--- Exercise instructions ---
Write the listing below out again exactly, dropping the images.
_ _ _ _ _ _ _
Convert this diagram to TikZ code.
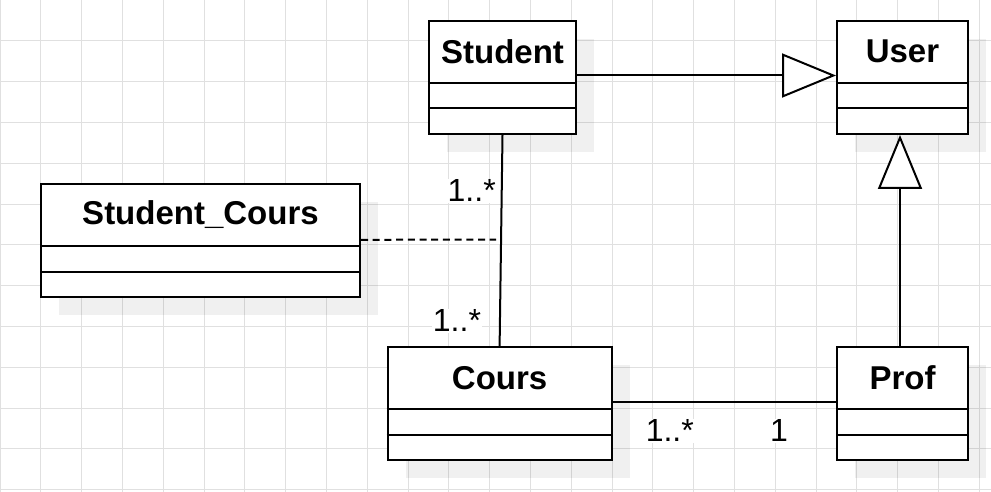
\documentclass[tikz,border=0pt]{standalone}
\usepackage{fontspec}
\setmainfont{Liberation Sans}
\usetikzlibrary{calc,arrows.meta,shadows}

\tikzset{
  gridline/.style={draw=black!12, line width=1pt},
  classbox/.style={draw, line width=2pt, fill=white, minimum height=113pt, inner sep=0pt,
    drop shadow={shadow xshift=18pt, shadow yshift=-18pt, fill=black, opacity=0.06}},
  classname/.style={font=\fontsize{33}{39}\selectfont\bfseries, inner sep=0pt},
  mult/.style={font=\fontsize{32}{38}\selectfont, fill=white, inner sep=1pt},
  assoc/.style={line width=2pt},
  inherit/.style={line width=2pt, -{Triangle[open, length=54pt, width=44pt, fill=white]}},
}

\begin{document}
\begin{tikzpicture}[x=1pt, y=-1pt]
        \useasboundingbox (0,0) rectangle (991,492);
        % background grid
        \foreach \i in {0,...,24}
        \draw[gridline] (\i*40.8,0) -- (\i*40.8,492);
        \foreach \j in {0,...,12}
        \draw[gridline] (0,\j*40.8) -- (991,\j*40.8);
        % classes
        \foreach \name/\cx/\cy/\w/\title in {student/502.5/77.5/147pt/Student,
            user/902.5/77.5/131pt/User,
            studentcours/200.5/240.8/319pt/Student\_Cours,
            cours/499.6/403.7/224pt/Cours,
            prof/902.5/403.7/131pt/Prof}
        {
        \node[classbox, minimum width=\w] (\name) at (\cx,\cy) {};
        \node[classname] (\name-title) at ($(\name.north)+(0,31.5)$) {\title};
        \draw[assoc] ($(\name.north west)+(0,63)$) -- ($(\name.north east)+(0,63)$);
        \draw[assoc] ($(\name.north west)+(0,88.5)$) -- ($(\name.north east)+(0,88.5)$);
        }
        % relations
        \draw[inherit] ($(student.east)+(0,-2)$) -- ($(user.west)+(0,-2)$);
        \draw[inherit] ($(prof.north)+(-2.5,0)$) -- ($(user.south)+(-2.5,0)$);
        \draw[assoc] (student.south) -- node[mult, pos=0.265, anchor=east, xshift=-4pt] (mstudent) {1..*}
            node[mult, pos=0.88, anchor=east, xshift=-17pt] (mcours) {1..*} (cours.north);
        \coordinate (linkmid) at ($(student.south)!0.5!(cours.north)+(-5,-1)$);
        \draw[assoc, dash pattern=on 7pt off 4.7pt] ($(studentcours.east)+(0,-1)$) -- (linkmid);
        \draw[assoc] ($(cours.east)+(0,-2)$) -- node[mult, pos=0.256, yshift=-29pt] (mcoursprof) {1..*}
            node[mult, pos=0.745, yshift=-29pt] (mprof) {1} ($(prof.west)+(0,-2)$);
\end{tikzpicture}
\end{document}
_ _ _ _ _ _ _
--- The reply ---
Convert this diagram to TikZ code.
\documentclass[tikz,border=0pt]{standalone}
\usepackage{fontspec}
\setmainfont{Liberation Sans}
\usetikzlibrary{calc,arrows.meta,shadows}

\tikzset{
  gridline/.style={draw=black!12, line width=1pt},
  classbox/.style={draw, line width=2pt, fill=white, minimum height=113pt, inner sep=0pt,
    drop shadow={shadow xshift=18pt, shadow yshift=-18pt, fill=black, opacity=0.06}},
  classname/.style={font=\fontsize{33}{39}\selectfont\bfseries, inner sep=0pt},
  mult/.style={font=\fontsize{32}{38}\selectfont, fill=white, inner sep=1pt},
  assoc/.style={line width=2pt},
  inherit/.style={line width=2pt, -{Triangle[open, length=54pt, width=44pt, fill=white]}},
}

\begin{document}
\begin{tikzpicture}[x=1pt, y=-1pt]
        \useasboundingbox (0,0) rectangle (991,492);
        % background grid
        \foreach \i in {0,...,24}
        \draw[gridline] (\i*40.8,0) -- (\i*40.8,492);
        \foreach \j in {0,...,12}
        \draw[gridline] (0,\j*40.8) -- (991,\j*40.8);
        % classes
        \foreach \name/\cx/\cy/\w/\title in {student/502.5/77.5/147pt/Student,
            user/902.5/77.5/131pt/User,
            studentcours/200.5/240.8/319pt/Student\_Cours,
            cours/499.6/403.7/224pt/Cours,
            prof/902.5/403.7/131pt/Prof}
        {
        \node[classbox, minimum width=\w] (\name) at (\cx,\cy) {};
        \node[classname] (\name-title) at ($(\name.north)+(0,31.5)$) {\title};
        \draw[assoc] ($(\name.north west)+(0,63)$) -- ($(\name.north east)+(0,63)$);
        \draw[assoc] ($(\name.north west)+(0,88.5)$) -- ($(\name.north east)+(0,88.5)$);
        }
        % relations
        \draw[inherit] ($(student.east)+(0,-2)$) -- ($(user.west)+(0,-2)$);
        \draw[inherit] ($(prof.north)+(-2.5,0)$) -- ($(user.south)+(-2.5,0)$);
        \draw[assoc] (student.south) -- node[mult, pos=0.265, anchor=east, xshift=-4pt] (mstudent) {1..*}
            node[mult, pos=0.88, anchor=east, xshift=-17pt] (mcours) {1..*} (cours.north);
        \coordinate (linkmid) at ($(student.south)!0.5!(cours.north)+(-5,-1)$);
        \draw[assoc, dash pattern=on 7pt off 4.7pt] ($(studentcours.east)+(0,-1)$) -- (linkmid);
        \draw[assoc] ($(cours.east)+(0,-2)$) -- node[mult, pos=0.256, yshift=-29pt] (mcoursprof) {1..*}
            node[mult, pos=0.745, yshift=-29pt] (mprof) {1} ($(prof.west)+(0,-2)$);
\end{tikzpicture}
\end{document}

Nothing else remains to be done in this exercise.